#### Dataset ####

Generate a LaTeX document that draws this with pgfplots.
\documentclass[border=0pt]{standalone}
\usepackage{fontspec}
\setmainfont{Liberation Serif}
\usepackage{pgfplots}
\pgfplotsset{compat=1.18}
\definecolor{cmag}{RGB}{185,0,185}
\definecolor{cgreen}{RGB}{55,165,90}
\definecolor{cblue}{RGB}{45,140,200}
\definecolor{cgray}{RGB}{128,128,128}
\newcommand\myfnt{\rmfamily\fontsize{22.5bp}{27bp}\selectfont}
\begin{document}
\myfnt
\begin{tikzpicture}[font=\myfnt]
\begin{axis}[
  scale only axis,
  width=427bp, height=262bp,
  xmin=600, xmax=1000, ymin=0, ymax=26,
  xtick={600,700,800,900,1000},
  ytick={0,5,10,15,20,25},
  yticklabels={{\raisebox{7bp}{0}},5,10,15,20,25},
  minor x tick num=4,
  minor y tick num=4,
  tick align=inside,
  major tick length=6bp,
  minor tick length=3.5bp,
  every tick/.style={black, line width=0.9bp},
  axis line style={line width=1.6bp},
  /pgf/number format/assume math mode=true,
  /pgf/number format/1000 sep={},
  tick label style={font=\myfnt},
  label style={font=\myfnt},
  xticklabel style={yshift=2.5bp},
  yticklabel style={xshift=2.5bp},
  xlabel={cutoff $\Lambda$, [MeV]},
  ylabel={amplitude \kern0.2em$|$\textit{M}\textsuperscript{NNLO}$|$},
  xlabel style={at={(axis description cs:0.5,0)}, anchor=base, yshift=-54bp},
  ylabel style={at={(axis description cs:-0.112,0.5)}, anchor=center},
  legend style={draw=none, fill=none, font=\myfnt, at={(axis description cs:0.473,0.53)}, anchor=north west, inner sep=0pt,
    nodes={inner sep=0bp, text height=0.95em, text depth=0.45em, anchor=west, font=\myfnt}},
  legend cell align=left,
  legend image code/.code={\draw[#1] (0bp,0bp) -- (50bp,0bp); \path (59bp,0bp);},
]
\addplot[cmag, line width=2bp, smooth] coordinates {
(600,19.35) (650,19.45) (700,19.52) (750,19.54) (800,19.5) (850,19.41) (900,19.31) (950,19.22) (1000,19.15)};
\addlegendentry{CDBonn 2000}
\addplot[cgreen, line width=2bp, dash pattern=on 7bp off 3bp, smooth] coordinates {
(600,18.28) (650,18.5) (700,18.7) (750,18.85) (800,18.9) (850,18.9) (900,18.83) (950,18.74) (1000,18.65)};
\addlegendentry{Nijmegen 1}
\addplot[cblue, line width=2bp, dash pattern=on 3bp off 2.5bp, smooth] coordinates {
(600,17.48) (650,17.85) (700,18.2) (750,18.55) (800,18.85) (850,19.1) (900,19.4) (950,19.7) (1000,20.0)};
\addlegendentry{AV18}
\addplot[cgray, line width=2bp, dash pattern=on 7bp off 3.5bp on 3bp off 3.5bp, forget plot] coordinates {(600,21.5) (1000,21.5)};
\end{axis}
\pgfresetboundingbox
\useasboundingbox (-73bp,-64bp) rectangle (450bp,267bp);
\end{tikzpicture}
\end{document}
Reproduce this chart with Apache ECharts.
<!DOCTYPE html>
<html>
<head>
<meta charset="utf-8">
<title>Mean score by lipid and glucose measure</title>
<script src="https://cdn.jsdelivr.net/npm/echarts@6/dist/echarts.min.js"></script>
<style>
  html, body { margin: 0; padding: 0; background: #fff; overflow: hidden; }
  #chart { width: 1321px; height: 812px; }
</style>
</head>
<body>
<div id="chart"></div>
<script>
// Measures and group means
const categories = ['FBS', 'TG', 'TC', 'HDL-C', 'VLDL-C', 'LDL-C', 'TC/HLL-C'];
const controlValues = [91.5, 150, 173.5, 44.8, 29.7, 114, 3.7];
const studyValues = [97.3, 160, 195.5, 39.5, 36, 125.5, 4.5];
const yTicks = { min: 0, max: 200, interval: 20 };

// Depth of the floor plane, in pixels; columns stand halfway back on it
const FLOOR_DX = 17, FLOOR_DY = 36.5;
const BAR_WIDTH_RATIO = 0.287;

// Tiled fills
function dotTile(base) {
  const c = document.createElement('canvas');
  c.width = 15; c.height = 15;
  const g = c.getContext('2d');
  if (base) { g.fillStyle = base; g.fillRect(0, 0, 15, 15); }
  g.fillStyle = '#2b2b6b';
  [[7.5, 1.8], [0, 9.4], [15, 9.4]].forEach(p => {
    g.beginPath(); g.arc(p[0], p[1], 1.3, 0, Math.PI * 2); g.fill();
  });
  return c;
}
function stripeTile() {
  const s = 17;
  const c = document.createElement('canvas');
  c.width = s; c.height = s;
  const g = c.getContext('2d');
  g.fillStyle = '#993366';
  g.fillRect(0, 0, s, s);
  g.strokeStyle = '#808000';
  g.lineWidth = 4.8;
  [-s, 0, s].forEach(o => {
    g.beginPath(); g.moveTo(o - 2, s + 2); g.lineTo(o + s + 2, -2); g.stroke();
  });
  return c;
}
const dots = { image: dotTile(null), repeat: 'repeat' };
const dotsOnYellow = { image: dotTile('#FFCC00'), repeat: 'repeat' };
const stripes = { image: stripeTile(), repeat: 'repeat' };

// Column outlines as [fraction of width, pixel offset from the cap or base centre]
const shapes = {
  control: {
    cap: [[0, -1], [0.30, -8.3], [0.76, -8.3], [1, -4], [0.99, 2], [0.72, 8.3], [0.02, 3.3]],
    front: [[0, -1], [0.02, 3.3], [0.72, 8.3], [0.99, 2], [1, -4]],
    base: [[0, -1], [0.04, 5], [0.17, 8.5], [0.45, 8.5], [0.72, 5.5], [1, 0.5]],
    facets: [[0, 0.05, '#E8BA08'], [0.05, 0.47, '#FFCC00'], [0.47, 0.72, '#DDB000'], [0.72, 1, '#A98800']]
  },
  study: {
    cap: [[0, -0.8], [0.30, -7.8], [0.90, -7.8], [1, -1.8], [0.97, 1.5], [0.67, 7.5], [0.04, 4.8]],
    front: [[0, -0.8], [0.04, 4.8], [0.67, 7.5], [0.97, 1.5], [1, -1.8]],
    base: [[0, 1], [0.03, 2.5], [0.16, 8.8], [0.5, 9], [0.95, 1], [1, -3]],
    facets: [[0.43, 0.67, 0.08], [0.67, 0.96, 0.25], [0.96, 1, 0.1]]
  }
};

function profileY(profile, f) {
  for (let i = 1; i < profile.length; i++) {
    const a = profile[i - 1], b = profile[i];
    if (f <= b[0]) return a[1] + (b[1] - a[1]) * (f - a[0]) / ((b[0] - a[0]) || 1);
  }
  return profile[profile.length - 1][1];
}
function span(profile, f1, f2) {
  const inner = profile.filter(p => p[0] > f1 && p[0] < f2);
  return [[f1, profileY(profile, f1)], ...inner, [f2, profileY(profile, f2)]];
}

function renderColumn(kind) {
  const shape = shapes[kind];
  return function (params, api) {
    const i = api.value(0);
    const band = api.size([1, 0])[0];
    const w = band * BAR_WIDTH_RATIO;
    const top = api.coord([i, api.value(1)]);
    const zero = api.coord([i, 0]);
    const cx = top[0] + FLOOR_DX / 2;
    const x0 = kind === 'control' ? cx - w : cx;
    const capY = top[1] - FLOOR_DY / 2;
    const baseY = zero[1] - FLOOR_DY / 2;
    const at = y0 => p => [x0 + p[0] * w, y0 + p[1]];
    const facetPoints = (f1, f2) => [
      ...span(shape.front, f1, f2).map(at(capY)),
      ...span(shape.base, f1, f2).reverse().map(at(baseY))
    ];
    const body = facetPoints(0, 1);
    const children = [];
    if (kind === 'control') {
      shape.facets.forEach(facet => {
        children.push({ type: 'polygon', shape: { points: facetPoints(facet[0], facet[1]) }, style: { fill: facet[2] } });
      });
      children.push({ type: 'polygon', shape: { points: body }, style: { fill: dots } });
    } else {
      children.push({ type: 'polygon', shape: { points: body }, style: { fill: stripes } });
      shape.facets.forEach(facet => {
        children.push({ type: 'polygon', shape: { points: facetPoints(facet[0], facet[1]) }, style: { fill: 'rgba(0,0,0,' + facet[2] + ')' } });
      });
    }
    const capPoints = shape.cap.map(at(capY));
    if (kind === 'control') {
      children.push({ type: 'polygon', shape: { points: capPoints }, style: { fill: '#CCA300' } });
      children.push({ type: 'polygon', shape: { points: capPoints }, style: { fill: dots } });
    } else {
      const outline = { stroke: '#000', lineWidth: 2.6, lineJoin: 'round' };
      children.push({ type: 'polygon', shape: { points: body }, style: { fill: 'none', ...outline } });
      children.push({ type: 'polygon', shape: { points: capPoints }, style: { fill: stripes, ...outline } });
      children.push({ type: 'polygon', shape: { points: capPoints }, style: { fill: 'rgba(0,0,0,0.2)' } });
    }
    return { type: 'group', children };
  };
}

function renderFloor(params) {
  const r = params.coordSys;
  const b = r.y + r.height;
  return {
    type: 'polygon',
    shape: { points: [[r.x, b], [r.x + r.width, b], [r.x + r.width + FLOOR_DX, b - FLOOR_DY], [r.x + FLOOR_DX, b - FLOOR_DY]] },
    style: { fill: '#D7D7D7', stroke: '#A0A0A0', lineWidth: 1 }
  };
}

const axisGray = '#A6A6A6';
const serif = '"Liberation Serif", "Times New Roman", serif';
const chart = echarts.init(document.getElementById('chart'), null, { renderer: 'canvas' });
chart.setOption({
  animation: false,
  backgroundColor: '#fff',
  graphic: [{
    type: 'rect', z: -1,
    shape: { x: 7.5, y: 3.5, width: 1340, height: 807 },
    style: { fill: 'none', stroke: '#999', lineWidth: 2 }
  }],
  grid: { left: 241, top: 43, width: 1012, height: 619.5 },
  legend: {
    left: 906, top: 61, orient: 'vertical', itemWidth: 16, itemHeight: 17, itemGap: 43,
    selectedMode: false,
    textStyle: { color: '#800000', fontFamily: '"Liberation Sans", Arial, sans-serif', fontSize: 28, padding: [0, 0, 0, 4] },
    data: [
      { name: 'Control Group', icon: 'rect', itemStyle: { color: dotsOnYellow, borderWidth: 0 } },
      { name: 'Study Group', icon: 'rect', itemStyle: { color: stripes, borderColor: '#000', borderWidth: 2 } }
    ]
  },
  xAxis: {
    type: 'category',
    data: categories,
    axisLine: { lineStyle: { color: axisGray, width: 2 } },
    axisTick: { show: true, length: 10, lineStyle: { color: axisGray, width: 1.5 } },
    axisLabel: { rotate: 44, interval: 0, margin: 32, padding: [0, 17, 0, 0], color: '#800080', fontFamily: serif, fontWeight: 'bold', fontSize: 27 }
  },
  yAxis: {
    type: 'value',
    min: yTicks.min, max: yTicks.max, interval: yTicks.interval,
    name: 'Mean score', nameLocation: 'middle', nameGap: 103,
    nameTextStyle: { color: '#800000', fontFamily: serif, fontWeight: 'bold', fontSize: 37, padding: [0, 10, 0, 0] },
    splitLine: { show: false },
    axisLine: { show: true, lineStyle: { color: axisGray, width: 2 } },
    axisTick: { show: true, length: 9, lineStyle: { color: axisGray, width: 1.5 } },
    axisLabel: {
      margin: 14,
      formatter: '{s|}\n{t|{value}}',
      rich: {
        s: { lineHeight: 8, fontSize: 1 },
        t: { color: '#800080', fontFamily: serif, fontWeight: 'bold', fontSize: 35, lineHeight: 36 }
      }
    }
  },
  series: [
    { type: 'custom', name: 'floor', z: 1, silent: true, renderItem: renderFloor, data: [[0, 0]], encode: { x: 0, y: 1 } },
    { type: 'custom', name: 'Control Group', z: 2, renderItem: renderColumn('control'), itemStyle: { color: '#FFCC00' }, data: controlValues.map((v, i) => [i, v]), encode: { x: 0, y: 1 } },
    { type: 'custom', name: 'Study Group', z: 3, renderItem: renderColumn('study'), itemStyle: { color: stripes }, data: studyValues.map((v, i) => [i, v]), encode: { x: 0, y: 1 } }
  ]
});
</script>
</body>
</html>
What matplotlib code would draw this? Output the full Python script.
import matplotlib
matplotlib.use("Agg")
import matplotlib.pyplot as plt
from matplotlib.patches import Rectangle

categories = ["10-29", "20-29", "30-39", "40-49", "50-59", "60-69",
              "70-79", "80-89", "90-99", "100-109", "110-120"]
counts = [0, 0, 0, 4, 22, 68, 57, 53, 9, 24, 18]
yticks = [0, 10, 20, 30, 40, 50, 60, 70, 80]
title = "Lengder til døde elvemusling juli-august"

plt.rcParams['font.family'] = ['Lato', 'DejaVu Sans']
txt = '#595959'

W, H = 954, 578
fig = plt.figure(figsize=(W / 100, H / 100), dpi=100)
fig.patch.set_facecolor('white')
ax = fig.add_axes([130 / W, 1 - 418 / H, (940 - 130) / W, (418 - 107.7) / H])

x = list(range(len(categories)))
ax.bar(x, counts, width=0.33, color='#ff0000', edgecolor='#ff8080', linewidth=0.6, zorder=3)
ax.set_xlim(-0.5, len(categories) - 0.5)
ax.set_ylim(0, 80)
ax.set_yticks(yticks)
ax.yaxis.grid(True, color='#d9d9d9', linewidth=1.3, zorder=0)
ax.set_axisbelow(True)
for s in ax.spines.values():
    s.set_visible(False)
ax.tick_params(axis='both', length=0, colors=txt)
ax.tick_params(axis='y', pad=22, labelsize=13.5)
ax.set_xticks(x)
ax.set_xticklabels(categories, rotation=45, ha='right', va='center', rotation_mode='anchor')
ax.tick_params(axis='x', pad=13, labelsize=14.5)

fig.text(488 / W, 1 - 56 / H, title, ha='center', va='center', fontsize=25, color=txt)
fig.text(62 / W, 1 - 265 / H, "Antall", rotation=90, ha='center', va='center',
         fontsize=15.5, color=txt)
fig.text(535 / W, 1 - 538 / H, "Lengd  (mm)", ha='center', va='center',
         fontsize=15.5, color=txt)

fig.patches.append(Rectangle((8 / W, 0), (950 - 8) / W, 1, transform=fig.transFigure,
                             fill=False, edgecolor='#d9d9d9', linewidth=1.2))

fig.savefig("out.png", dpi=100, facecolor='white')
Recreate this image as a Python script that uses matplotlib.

####

Find every line that has "matplotlib" in it, then return those lines.

The completed task:
What matplotlib code would draw this? Output the full Python script.
import matplotlib
matplotlib.use("Agg")
import matplotlib.pyplot as plt
from matplotlib.patches import Rectangle
Recreate this image as a Python script that uses matplotlib.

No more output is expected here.